The art of Derashah thus comprises the scholarly-intellectual, the ethical, the exegetical, the aesthetic, and the poetical. Its aim is to expound Scripture by means of narrative expansion, thus allowing the Darshan, the one making the Derashah, to formulate new and often innovative ideas that can encapsulate cultural, historical, scientific, and philosophical values that are seen as "emerging" from the ancient Biblical texts.

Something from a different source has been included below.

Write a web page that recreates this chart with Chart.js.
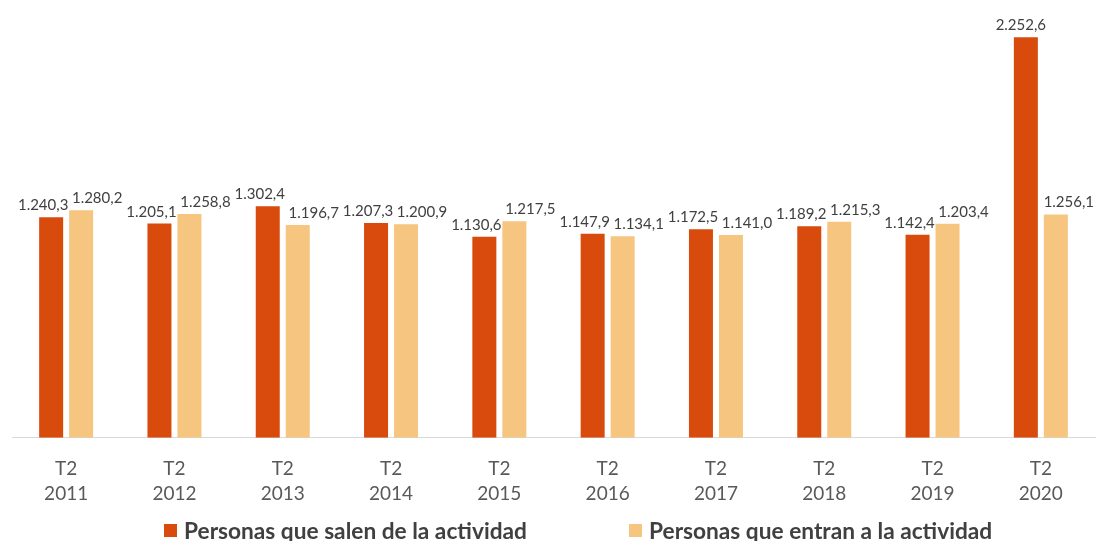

As the scholar James Kugel states so eloquently in his landmark 1983 article "Two Introductions to Midrash":

Here then is the crucial factor in the mentality of all early exegesis: for when what then happened in Scripture happens again and again, unfolds over and over, it is because the Bible is not "the past" at all. For it to be the past, its sense of time would necessarily need to be continuous with our own, and we would have to live amid a series of similarly God-dominated events, so that the whole flow of time from Abraham to now could make for one simple, consequential, story. Once this is no longer the case, biblical time becomes "other," a world wholly apart from ours, yet one which is constantly intersecting our own.

In the end, Midrash is a means to affirm the sanctity of the Hebrew Bible as Scripture, yet it permits us to engage in a meaningful dialogue with the text in order to evolve as mature human beings. The Biblical text thus takes on a dual aspect: the ancient stories are told and retold while our current concerns are addressed.

The Midrashic method contrasts with static historicism, known alternatively as "originalism" or as "fundamentalism," in its ability to adopt multiple perspectives and a pluralistic stance towards meaning in our lives. Rather than assume that the truth is a singular, univocal idea, the attitude found in the Platonic philosophy and adopted by Western civilization, Jewish tradition leaves room for multiple truths and a seemingly infinite chain of meaning that is exemplified in the use of the Midrashic method.

Bibliographical note: For those wishing to learn more about Midrash, I would like to recommend the many books of James Kugel, particularly In Potiphar's House (1990), The Bible As It Was (1997), and The Ladder of Jacob (2006). Another wonderful writer on Midrash is Avivah Gottlieb Zornberg whose three books also make Midrash accessible to the general reader.